It’s been surprisingly hot in Seattle lately. Hot enough that, for a couple days, turning on the stove or the oven to cook anything just seems irresponsible. Of course, I still need to eat, so the best plan I could think of was to make a bunch of something I could keep eating for a while, without needing to reheat. Hummus seemed like a good choice.
Somehow, I managed to get my heart set on roasted garlic hummus. Because, I don’t know, taking a recipe that usually just involves blending things and adding an element of baking just seemed like the best idea in the heat.
And roasting garlic correctly, meh. I grabbed a couple cloves, doused them in olive oil, and stuck them in the toaster oven for a while. That thing still produced a surprising amount of heat.

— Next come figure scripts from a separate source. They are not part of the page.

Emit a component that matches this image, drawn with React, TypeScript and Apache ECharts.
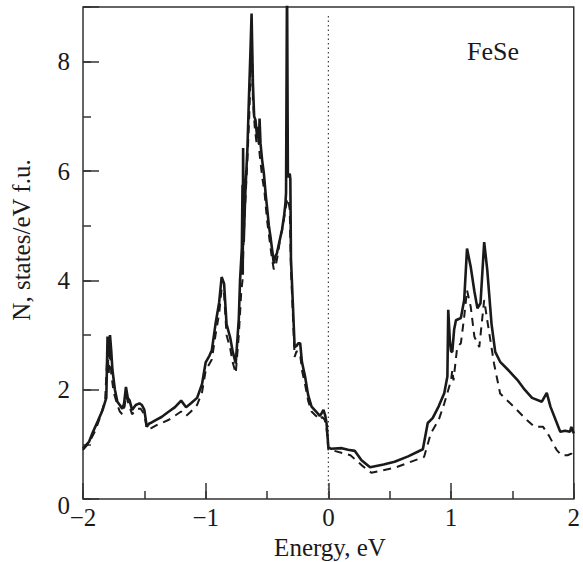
import React, { useEffect, useRef } from "react";
import * as echarts from "echarts";

const solidE = [-2.0,-1.95,-1.92,-1.88,-1.84,-1.81,-1.8,-1.785,-1.78,-1.77,-1.76,-1.74,-1.72,-1.7,-1.68,-1.665,-1.65,-1.635,-1.62,-1.6,-1.57,-1.54,-1.52,-1.5,-1.48,-1.46,-1.44,-1.4,-1.36,-1.3,-1.25,-1.2,-1.16,-1.12,-1.07,-1.03,-1.0,-0.97,-0.95,-0.92,-0.89,-0.87,-0.85,-0.83,-0.8,-0.78,-0.755,-0.73,-0.72,-0.705,-0.7,-0.698,-0.695,-0.69,-0.68,-0.675,-0.66,-0.648,-0.635,-0.626,-0.615,-0.605,-0.594,-0.58,-0.575,-0.565,-0.561,-0.553,-0.54,-0.526,-0.51,-0.5,-0.485,-0.472,-0.455,-0.445,-0.43,-0.42,-0.4,-0.378,-0.36,-0.35,-0.345,-0.337,-0.333,-0.33,-0.315,-0.31,-0.305,-0.29,-0.275,-0.26,-0.245,-0.23,-0.215,-0.19,-0.165,-0.137,-0.1,-0.07,-0.055,-0.04,-0.025,-0.015,0.0,0.02,0.11,0.16,0.216,0.27,0.34,0.45,0.54,0.65,0.77,0.81,0.85,0.9,0.945,0.97,0.977,0.99,1.0,1.01,1.025,1.04,1.08,1.107,1.13,1.16,1.19,1.215,1.24,1.27,1.295,1.33,1.36,1.4,1.47,1.54,1.6,1.66,1.74,1.78,1.81,1.89,1.93,1.97,1.98,2.0];
const solidN = [0.92,1.05,1.22,1.42,1.63,1.85,2.97,2.6,3.0,2.72,2.36,2.0,1.78,1.72,1.65,1.75,2.05,1.85,1.8,1.63,1.72,1.75,1.72,1.63,1.32,1.38,1.4,1.45,1.5,1.6,1.68,1.8,1.68,1.75,1.85,2.1,2.5,2.62,2.72,3.2,3.6,4.06,3.94,3.2,2.95,2.7,2.48,3.3,4.0,4.6,5.75,4.1,6.42,4.7,5.4,5.7,6.4,7.3,8.2,8.88,7.6,7.0,6.93,6.6,6.81,6.5,6.96,6.5,6.2,5.96,5.55,5.34,5.0,4.8,4.5,4.31,4.45,4.49,4.7,4.92,5.2,5.41,5.6,9.6,9.6,5.89,5.95,5.85,4.4,3.6,2.78,2.8,2.85,2.85,2.5,2.24,1.9,1.69,1.6,1.52,1.57,1.63,1.52,1.39,0.95,0.92,0.93,0.9,0.88,0.71,0.58,0.63,0.68,0.78,0.91,1.39,1.48,1.7,1.94,2.24,3.46,2.9,2.7,2.69,3.1,3.27,3.31,3.64,4.58,4.25,3.8,3.49,3.58,4.7,4.19,3.2,2.69,2.51,2.35,2.18,2.0,1.85,1.78,1.94,1.69,1.23,1.25,1.23,1.32,1.2];

const dashE = [-2.0,-1.95,-1.9,-1.86,-1.82,-1.8,-1.79,-1.78,-1.77,-1.75,-1.72,-1.7,-1.68,-1.66,-1.65,-1.63,-1.6,-1.56,-1.53,-1.5,-1.48,-1.44,-1.4,-1.3,-1.2,-1.16,-1.12,-1.07,-1.03,-1.0,-0.95,-0.92,-0.89,-0.87,-0.85,-0.83,-0.8,-0.78,-0.755,-0.73,-0.71,-0.7,-0.69,-0.68,-0.66,-0.645,-0.63,-0.626,-0.615,-0.6,-0.585,-0.57,-0.56,-0.54,-0.52,-0.5,-0.48,-0.46,-0.445,-0.43,-0.41,-0.39,-0.37,-0.35,-0.338,-0.33,-0.315,-0.305,-0.29,-0.275,-0.26,-0.245,-0.23,-0.215,-0.19,-0.165,-0.137,-0.1,-0.07,-0.05,-0.03,-0.015,0.0,0.05,0.18,0.27,0.35,0.54,0.78,0.835,0.9,0.945,1.0,1.01,1.02,1.05,1.08,1.107,1.13,1.16,1.19,1.23,1.27,1.295,1.35,1.4,1.51,1.62,1.68,1.75,1.8,1.86,1.9,1.95,1.98,2.0];
const dashN = [0.9,1.03,1.25,1.5,1.8,2.7,2.3,2.75,2.3,1.95,1.72,1.6,1.55,1.7,1.9,1.75,1.55,1.65,1.65,1.55,1.28,1.3,1.35,1.45,1.6,1.52,1.6,1.72,1.95,2.35,2.55,3.0,3.4,3.85,3.75,3.0,2.75,2.5,2.3,3.0,3.8,4.0,4.8,5.3,6.2,7.0,8.0,8.6,7.3,6.8,6.5,6.6,6.3,5.9,5.6,5.1,4.75,4.4,4.2,4.25,4.5,4.8,5.0,5.3,5.45,5.5,5.3,4.2,3.4,2.6,2.7,2.7,2.65,2.35,2.1,1.8,1.6,1.52,1.45,1.5,1.45,1.3,0.9,0.88,0.8,0.62,0.48,0.57,0.77,1.2,1.45,1.75,2.17,2.36,2.17,2.78,2.85,3.33,3.82,3.52,2.97,2.78,3.64,3.27,2.48,1.93,1.69,1.44,1.32,1.32,1.15,0.9,0.8,0.8,0.83,0.78];

const fermiLine = [[0, 0], [0, 8.85]];
const xMajorTicks = { min: -2, max: 2, interval: 1 };
const xMinorTicks = { min: -2, max: 2, interval: 0.5 };
const yMajorTicks = { min: 0, max: 9, interval: 2 };
const yMinorTicks = { min: 0, max: 9, interval: 1 };

const FONT = "Liberation Serif";
const INK = "#1a1a1a";

const fmt = (v: number) => (v < 0 ? "\u2212" + Math.abs(v) : String(v));

export default function App() {
  const ref = useRef<HTMLDivElement>(null);
  useEffect(() => {
    if (!ref.current) return;
    const chart = echarts.init(ref.current, undefined, { renderer: "svg" });
    const zip = (a: number[], b: number[]) => a.map((x, i) => [x, b[i]]);
    const tickStyle = { color: "#333", width: 1.5 };
    chart.setOption({
      animation: false,
      backgroundColor: "#fff",
      grid: {
        left: 83, right: 6, top: 7, bottom: 63,
        show: true, borderColor: "#333", borderWidth: 1.5, backgroundColor: "transparent",
      },
      xAxis: [
        {
          type: "value", ...xMajorTicks, position: "bottom",
          axisLine: { show: false, onZero: false },
          splitLine: { show: false },
          axisTick: { show: true, inside: true, length: 16, lineStyle: tickStyle },
          axisLabel: { formatter: fmt, fontFamily: FONT, fontSize: 25, color: INK, margin: 6 },
        },
        {
          type: "value", ...xMinorTicks, position: "bottom",
          axisLine: { show: false, onZero: false },
          splitLine: { show: false },
          axisTick: { show: true, inside: true, length: 8, lineStyle: tickStyle },
          axisLabel: { show: false },
        },
      ],
      yAxis: [
        {
          type: "value", ...yMajorTicks, position: "left",
          axisLine: { show: false, onZero: false },
          splitLine: { show: false },
          axisTick: { show: true, inside: true, length: 16, lineStyle: tickStyle },
          axisLabel: {
            formatter: (v: number) => (v === 0 ? "{z|0}" : v % 2 === 0 ? fmt(v) : ""),
            fontFamily: FONT, fontSize: 25, color: INK, margin: 13,
            rich: { z: { fontFamily: FONT, fontSize: 25, color: INK, padding: [12, 0, 0, 0] } },
          },
        },
        {
          type: "value", ...yMinorTicks, position: "left",
          axisLine: { show: false, onZero: false },
          splitLine: { show: false },
          axisTick: { show: true, inside: true, length: 8, lineStyle: tickStyle },
          axisLabel: { show: false },
        },
      ],
      series: [
        {
          type: "line", name: "fermi", data: fermiLine, showSymbol: false, silent: true,
          lineStyle: { color: "#444", width: 1.2, type: [1.5, 3] },
        },
        {
          type: "line", name: "dashed", data: zip(dashE, dashN), showSymbol: false, clip: true,
          lineStyle: { color: INK, width: 2, type: [8, 6] },
        },
        {
          type: "line", name: "solid", data: zip(solidE, solidN), showSymbol: false, clip: true,
          lineStyle: { color: INK, width: 2.6 },
        },
      ],
      graphic: [
        {
          type: "text", x: 467, y: 51,
          style: { text: "FeSe", fontFamily: FONT, fontSize: 26, fill: INK, textAlign: "left", textVerticalAlign: "middle" },
        },
        {
          type: "text", x: 330, y: 547,
          style: { text: "Energy, eV", fontFamily: FONT, fontSize: 25, fill: INK, textAlign: "center", textVerticalAlign: "middle" },
        },
        {
          type: "text", x: 21, y: 240, rotation: Math.PI / 2,
          style: { text: "N, states/eV f.u.", fontFamily: FONT, fontSize: 25, fill: INK, textAlign: "center", textVerticalAlign: "middle" },
        },
      ],
    });
    return () => chart.dispose();
  }, []);
  return (
    <div
      ref={ref}
      style={{ position: "absolute", left: 0, top: 0, width: 583, height: 562 }}
    />
  );
}
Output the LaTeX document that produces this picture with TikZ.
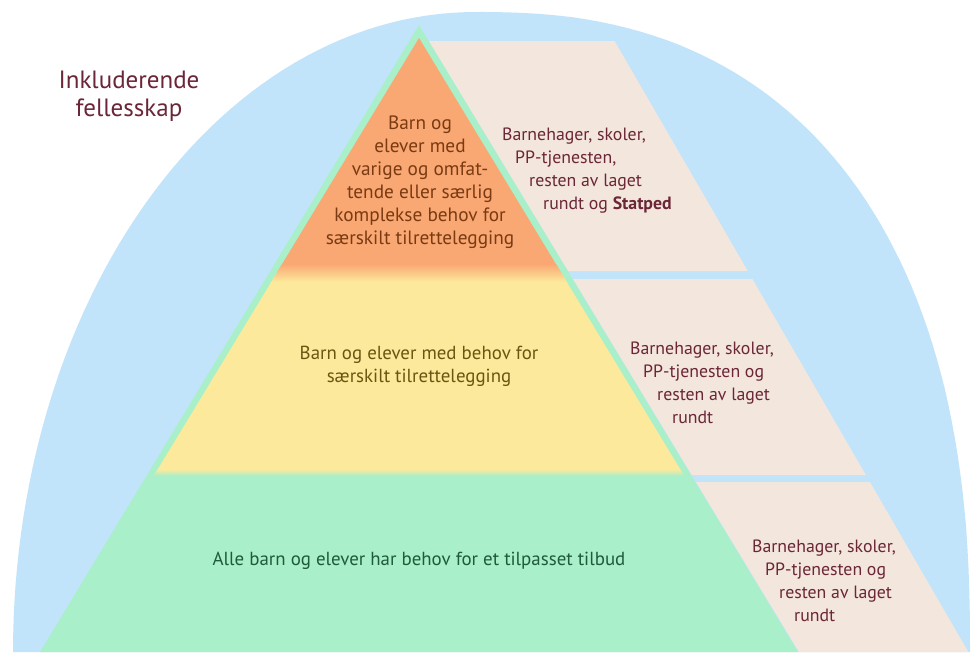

One hummus recipe I found said that the best way to make the best hummus was to add the ingredients one at a time and then blend for about a minute in between. Since this one website said that was the best way, I figured I’d try it.
First, tahini. Tahini is surprisingly liquid, and surprisingly easy to spill all over the place. I was expecting it to be the consistency of peanut butter, but no.
After tahini was the lemon juice, olive oil, garlic, salt and some basil.
I found basil in the freezer that was bought and forgotten last time hummus was made at my house. Basil freezes surprisingly well… just saying.
The problem was, well, the volume of all these ingredients just wasn’t enough for my blender.
Everything got sprayed up on the side of the blender and had to be scraped back down every 10 seconds or so in order to keep them blending. So I figured I’d just add the chickpeas.
The recipe also suggested skinning the chickpeas was helpful, though a bit of a waste of time. I just shook them and removed obvious skins from the strainer before adding them to the blender.
Unfortunately, adding the chickpeas didn’t really help. The solid to liquid proportions were off, and the blender continued to choke. I added some more olive oil to help it along, but it kept making weird blooping noises (see video).
I eventually got enough olive oil in to make it blend smoothly, but that was a bit too much olive oil for the hummus. I had some issues with separation in the following days.
At first I wasn’t a huge fan of the hummus, it was a bit too tart and grainy.
However, the next day, when I pulled the hummus out for lunch, it was amazing. The flavors all settled overnight and suddenly I had hummus better than any hummus I’ve ever bought.
Totally worth the effort. Would be worth even more if I doubled the recipe so I didn’t have to scrape the darn blender walls constantly.